Le rayon bleu

Le rayon bleu avait été sa dernière vision de ce monde – à moins que ce ne fût déjà la lumière de la mort? […] Il n’avait jamais vu un tel bleu dans la nature, à la fois glacial et consumant. Ou plutôt, si: dans les tableaux de Roerich. Dans ses visions de Shambhala, la vallée heureuse.

Un accident de petit réacteur s’est produit dans un laboratoire souterrain, en Russie, il y a quelques décennies. Belodarev, avant de devenir aveugle, puis de mourir quelques mois plus tard, a vu le Rayon bleu et en a parlé en ces termes à Kouzmine, le seul physicien resté pour veiller sur les lieux et leur appareillage.

Kouzmine est maintenant le directeur technique de l’institution sur laquelle se dresse une grande parabole. Toutes les dix matinées, via cette grande oreille , il reçoit un message codé. Après l’avoir ré-encodé, il compose un numéro de téléphone en France et le transmet si on décroche et qu’on lui donne le mot de passe…

Ce numéro de téléphone correspond à un appareil en bakélite, installé seul sur sa console comme une stèle funèbre dans le château familial des Lesmures, à Sainte-Éleuthère. Dans cette propriété de campagne se sont établis Herbert de Lesmures et sa femme Andrée au milieu du siècle précédent.

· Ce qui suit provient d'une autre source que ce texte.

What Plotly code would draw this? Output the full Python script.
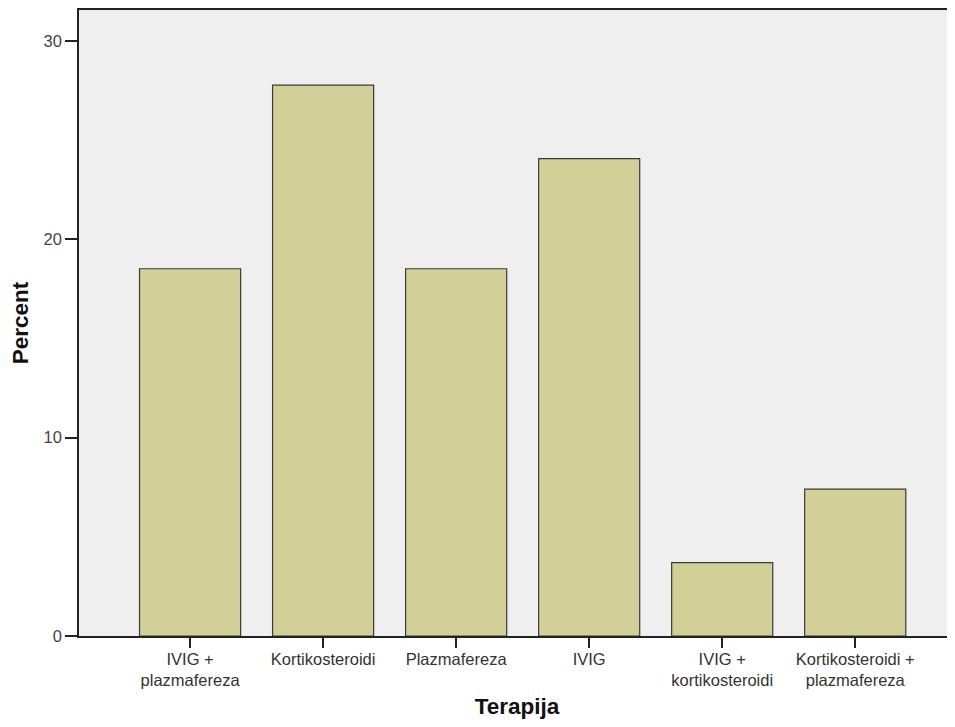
import plotly.graph_objects as go

categories = ["IVIG +<br>plazmafereza", "Kortikosteroidi", "Plazmafereza", "IVIG",
              "IVIG +<br>kortikosteroidi", "Kortikosteroidi +<br>plazmafereza"]
percent = [18.52, 27.78, 18.52, 24.07, 3.70, 7.41]
y_ticks = [0, 10, 20, 30]

font_family = "Liberation Sans, Arial, sans-serif"

fig = go.Figure(go.Bar(
    x=categories, y=percent,
    marker=dict(color="#d3cf99", line=dict(color="#3a3a3a", width=1.2)),
    width=0.76,
))

fig.update_layout(
    width=947, height=711,
    margin=dict(l=71, r=0, t=2, b=83),
    paper_bgcolor="white", plot_bgcolor="#efefef",
    font=dict(family=font_family, color="#333333", size=16.5),
    showlegend=False,
    xaxis=dict(
        range=[-0.835, 5.75], showgrid=False, zeroline=False,
        showline=True, linecolor="#222222", linewidth=1.5, mirror=True,
        ticks="outside", ticklen=10, tickwidth=2, tickcolor="#222222",
        ticklabelstandoff=-3,
        tickfont=dict(size=16.5, color="#333333"),
        title=dict(text="<b>Terapija</b>", font=dict(size=22.5, color="#111111"), standoff=12),
    ),
    yaxis=dict(
        range=[0, 31.57], tickvals=y_ticks, showgrid=False, zeroline=False,
        showline=True, linecolor="#222222", linewidth=1.5,
        ticks="outside", ticklen=12, tickwidth=2, tickcolor="#222222",
        tickfont=dict(size=16.5, color="#444444"),
        title=dict(text="<b>Percent</b>", font=dict(size=22.5, color="#111111"), standoff=17),
    ),
)

fig.write_html("out.html")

Herbert de Lesmures s’est donné la mort dans son pied-à-terre parisien, alors qu’il était le plus proche conseiller stratégique de Doudelanier, le Président de la République de l’époque, qui finissait alors son second mandat : Son corps portait deux impacts, tirés à bout portant. L’un au coeur, l’autre au niveau de la clavicule.

La fille d’Herbert, Carole-Anne, demande au narrateur d’écrire la vraie vie et la vraie mort de son père. Mais ce n’est que bien plus tard, que, devenu journaliste à la Revue nationale de Défense et Affaires étrangères, il se plongera vraiment dans la biographie du maître de Sainte-Éleuthère, dont la mort l’a fasciné.

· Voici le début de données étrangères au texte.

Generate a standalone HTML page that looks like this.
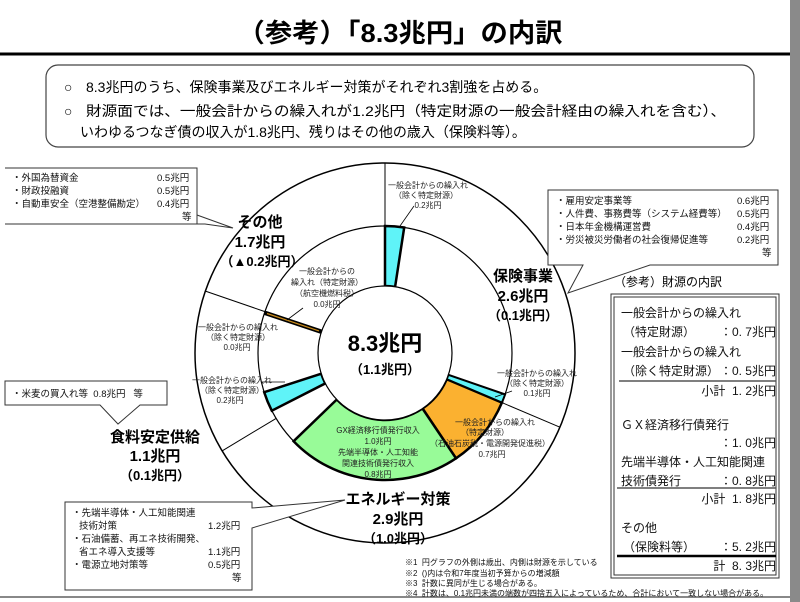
<!DOCTYPE html>
<html><head><meta charset="utf-8">
<style>
body{margin:0;width:800px;height:602px;background:#fff;position:relative;overflow:hidden;font-family:"Liberation Sans","Noto Sans CJK JP",sans-serif;}
</style></head><body>
<svg width="800" height="602" style="position:absolute;left:0;top:0" font-family="Liberation Sans, Noto Sans CJK JP, sans-serif">
<rect x="790" y="0" width="10" height="602" fill="#8a8a8a"/>
<line x1="0" y1="597" x2="790" y2="597" stroke="#888" stroke-width="2"/>
<text x="400" y="42" font-size="26" font-weight="bold" text-anchor="middle" textLength="325" lengthAdjust="spacingAndGlyphs">（参考）「8.3兆円」の内訳</text>
<line x1="0" y1="54" x2="790" y2="54" stroke="#000" stroke-width="3"/>
<rect x="46" y="65" width="708" height="82" rx="12" fill="#fff" stroke="#444" stroke-width="1.2"/>
<text x="64" y="92" font-size="14">○</text><text x="86" y="92" font-size="14">8.3兆円のうち、保険事業及びエネルギー対策がそれぞれ3割強を占める。</text>
<text x="64" y="116" font-size="14">○</text><text x="86" y="116" font-size="14" textLength="640" lengthAdjust="spacingAndGlyphs">財源面では、一般会計からの繰入れが1.2兆円（特定財源の一般会計経由の繰入れを含む）、</text>
<text x="80" y="137" font-size="14">いわゆるつなぎ債の収入が1.8兆円、残りはその他の歳入（保険料等）。</text>

<g transform="translate(385,353)" stroke="#000">
<circle r="190" fill="#fff" stroke-width="1.5"/>
<circle r="127" fill="#fff" stroke-width="1.2"/>
<line x1="0" y1="-127" x2="0" y2="-190" stroke-width="1"/>
<line x1="116.9" y1="49.6" x2="174.9" y2="74.2" stroke-width="1"/>
<line x1="-108.9" y1="65.4" x2="-162.9" y2="97.9" stroke-width="1"/>
<line x1="-120.1" y1="-41.4" x2="-179.6" y2="-61.9" stroke-width="1"/>
<path d="M0,-127 A127,127 0 0 1 19.2,-125.5 L10.1,-66.2 A67,67 0 0 0 0,-67 Z" fill="#5ff3f8" stroke-width="2.5"/>
<path d="M116.9,49.6 A127,127 0 0 1 71,105.3 L37.5,55.5 A67,67 0 0 0 61.7,26.2 Z" fill="#fbb130" stroke-width="2.5"/>
<path d="M120.1,41.4 A127,127 0 0 1 116.9,49.6 L61.7,26.2 A67,67 0 0 0 63.3,21.8 Z" fill="#5ff3f8" stroke-width="2"/>
<path d="M71,105.3 A127,127 0 0 1 -91.4,88.2 L-48.2,46.5 A67,67 0 0 0 37.5,55.5 Z" fill="#98fb98" stroke-width="2.5"/>
<path d="M-113.2,57.7 A127,127 0 0 1 -120.8,39.2 L-63.7,20.7 A67,67 0 0 0 -59.7,30.4 Z" fill="#5ff3f8" stroke-width="2.5"/>
<line x1="-120.4" y1="-40.3" x2="-63.5" y2="-21.3" stroke-width="4.5"/>
<line x1="-118" y1="-39.5" x2="-66" y2="-22.1" stroke="#c98a1a" stroke-width="1.2"/>
<circle r="67" fill="#fff" stroke-width="1.2"/>
</g>
<text x="385" y="351" font-size="22" font-weight="bold" text-anchor="middle">8.3兆円</text>
<text x="385" y="374" font-size="13" font-weight="bold" text-anchor="middle">（1.1兆円）</text>

<g font-size="8" text-anchor="middle" fill="#222">
<text x="428" y="188">一般会計からの繰入れ</text><text x="426" y="198">（除く特定財源）</text><text x="428" y="208">0.2兆円</text>
<text x="327" y="274">一般会計からの</text><text x="327" y="285">繰入れ（特定財源）</text><text x="327" y="296">（航空機燃料税）</text><text x="327" y="307">0.0兆円</text>
<text x="238" y="330">一般会計からの繰入れ</text><text x="238" y="340">（除く特定財源）</text><text x="237" y="350">0.0兆円</text>
<text x="232" y="383">一般会計からの繰入れ</text><text x="232" y="393">（除く特定財源）</text><text x="230" y="403">0.2兆円</text>
<text x="537" y="376">一般会計からの繰入れ</text><text x="537" y="386">（除く特定財源）</text><text x="537" y="396">0.1兆円</text>
<text x="495" y="425">一般会計からの繰入れ</text><text x="485" y="435">（特定財源）</text><text x="490" y="446">（石油石炭税・電源開発促進税）</text><text x="492" y="457">0.7兆円</text>
<text x="378" y="433">GX経済移行債発行収入</text><text x="378" y="444">1.0兆円</text><text x="378" y="455">先端半導体・人工知能</text><text x="378" y="466">関連技術債発行収入</text><text x="378" y="477">0.8兆円</text>
</g>
<g stroke="#000" stroke-width="0.8" fill="none">
<line x1="400" y1="226" x2="414" y2="206"/>
<line x1="287" y1="320" x2="303" y2="308"/>
<line x1="262" y1="382" x2="285" y2="382"/>
<line x1="495" y1="397" x2="512" y2="391"/>
</g>

<g font-weight="bold" font-size="15" text-anchor="middle">
<text x="260" y="227">その他</text><text x="260" y="247">1.7兆円</text><text x="262" y="266" font-size="13">（▲0.2兆円）</text>
<text x="523" y="281">保険事業</text><text x="523" y="301">2.6兆円</text><text x="523" y="320" font-size="13">（0.1兆円）</text>
<text x="155" y="442">食料安定供給</text><text x="155" y="461">1.1兆円</text><text x="155" y="480" font-size="13">（0.1兆円）</text>
<text x="398" y="504">エネルギー対策</text><text x="398" y="524">2.9兆円</text><text x="398" y="543" font-size="13">（1.0兆円）</text>
</g>

<g fill="#fff" stroke="#333" stroke-width="1">
<path d="M5,168 H197 V224 H205 L233,228 L197,215 M197,224 H5 Z"/>
<path d="M548,190 H778 V265 H650 L568,293 L583,265 H548 Z"/>
<path d="M5,381 H167 V405 H140 L118,424 L100,405 H5 Z"/>
<path d="M65,502 H252 V508 L345,500 L252,528 V590 H65 Z"/>
</g>
<g font-size="9.5" fill="#111">
<text x="12" y="181">・外国為替資金</text><text x="157" y="181">0.5兆円</text>
<text x="12" y="194">・財政投融資</text><text x="157" y="194">0.5兆円</text>
<text x="12" y="207">・自動車安全（空港整備勘定）</text><text x="157" y="207">0.4兆円</text>
<text x="182" y="220">等</text>
<text x="556" y="204">・雇用安定事業等</text><text x="737" y="204">0.6兆円</text>
<text x="556" y="217">・人件費、事務費等（システム経費等）</text><text x="737" y="217">0.5兆円</text>
<text x="556" y="230">・日本年金機構運営費</text><text x="737" y="230">0.4兆円</text>
<text x="556" y="243">・労災被災労働者の社会復帰促進等</text><text x="737" y="243">0.2兆円</text>
<text x="762" y="256">等</text>
<text x="12" y="397">・米麦の買入れ等&#160;&#160;0.8兆円&#160;&#160;&#160;等</text>
<text x="72" y="516">・先端半導体・人工知能関連</text>
<text x="79" y="529">技術対策</text><text x="208" y="529">1.2兆円</text>
<text x="72" y="542">・石油備蓄、再エネ技術開発、</text>
<text x="79" y="555">省エネ導入支援等</text><text x="208" y="555">1.1兆円</text>
<text x="72" y="568">・電源立地対策等</text><text x="208" y="568">0.5兆円</text>
<text x="232" y="581">等</text>
</g>

<text x="614" y="286" font-size="12">（参考）財源の内訳</text>
<rect x="611" y="294" width="168" height="284" fill="#fff" stroke="#333" stroke-width="1"/>
<rect x="614" y="297" width="162" height="278" fill="none" stroke="#333" stroke-width="1"/>
<g font-size="12" fill="#111">
<text x="621" y="317">一般会計からの繰入れ</text>
<text x="623" y="336">（特定財源）</text><text x="776" y="336" text-anchor="end">：0. 7兆円</text>
<text x="621" y="356">一般会計からの繰入れ</text>
<text x="623" y="375">（除く特定財源）</text><text x="776" y="375" text-anchor="end">：0. 5兆円</text>
<text x="776" y="395" text-anchor="end">小計&#160;&#160;1. 2兆円</text>
<text x="621" y="429">ＧＸ経済移行債発行</text>
<text x="776" y="447" text-anchor="end">：1. 0兆円</text>
<text x="621" y="466">先端半導体・人工知能関連</text>
<text x="621" y="485">技術債発行</text><text x="776" y="485" text-anchor="end">：0. 8兆円</text>
<text x="776" y="503" text-anchor="end">小計&#160;&#160;1. 8兆円</text>
<text x="621" y="532">その他</text>
<text x="623" y="551">（保険料等）</text><text x="776" y="551" text-anchor="end">：5. 2兆円</text>
<text x="776" y="570" text-anchor="end">計&#160;&#160;8. 3兆円</text>
</g>
<line x1="619" y1="381" x2="776" y2="381" stroke="#555" stroke-width="1.5"/>
<line x1="617" y1="488" x2="776" y2="488" stroke="#555" stroke-width="1.5"/>
<line x1="617" y1="556" x2="776" y2="556" stroke="#000" stroke-width="2.5"/>

<g font-size="8" fill="#111">
<text x="405" y="565">※1&#160;&#160;円グラフの外側は歳出、内側は財源を示している</text>
<text x="405" y="576">※2&#160;&#160;()内は令和7年度当初予算からの増減額</text>
<text x="405" y="586">※3&#160;&#160;計数に異同が生じる場合がある。</text>
<text x="405" y="596">※4&#160;&#160;計数は、0.1兆円未満の端数が四捨五入によっているため、合計において一致しない場合がある。</text>
</g>
</svg>
</body></html>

Pour la reconstituer il aura à sa disposition le journal d’Herbert, que sa veuve Andrée lui a fait parvenir à l’heure où elle n’était plus là pour [l]’éclairer dans leur exploration. .. Cela ne lui suffira pas pour découvrir ce qu’était réellement Herbert de Lesmures, cet homme d’exception , que des images accablent.

Quelles images accablent cet homme intelligent, suréduqué, grand patriote, infiniment doué et fiable ? Pour le savoir, il devra mener une enquête approfondie: rencontrer des personnes qui l’ont bien connu (le hasard, ou la providence, faisant parfois bien les choses) et remonter le fil téléphonique russe.

Sans la délicieuse terreur qu'[il avait] sentie [lui] remonter l’échine en entendant sonner le téléphone dans les couloirs déserts du château , l’aurait-il entreprise cette enquête? Non pas. Et le roman de Slobodan Despot ne serait pas intriguant, avec son parfum d’apocalypse et ses moments de pure poésie:

La poésie, c’est exactement cela: des mots humains forcément faibles, plus ou moins bien assemblés, plus ou moins dissonants, indiquant aux âmes capables de les comprendre des réalités plus vraies, plus solides que la nôtre.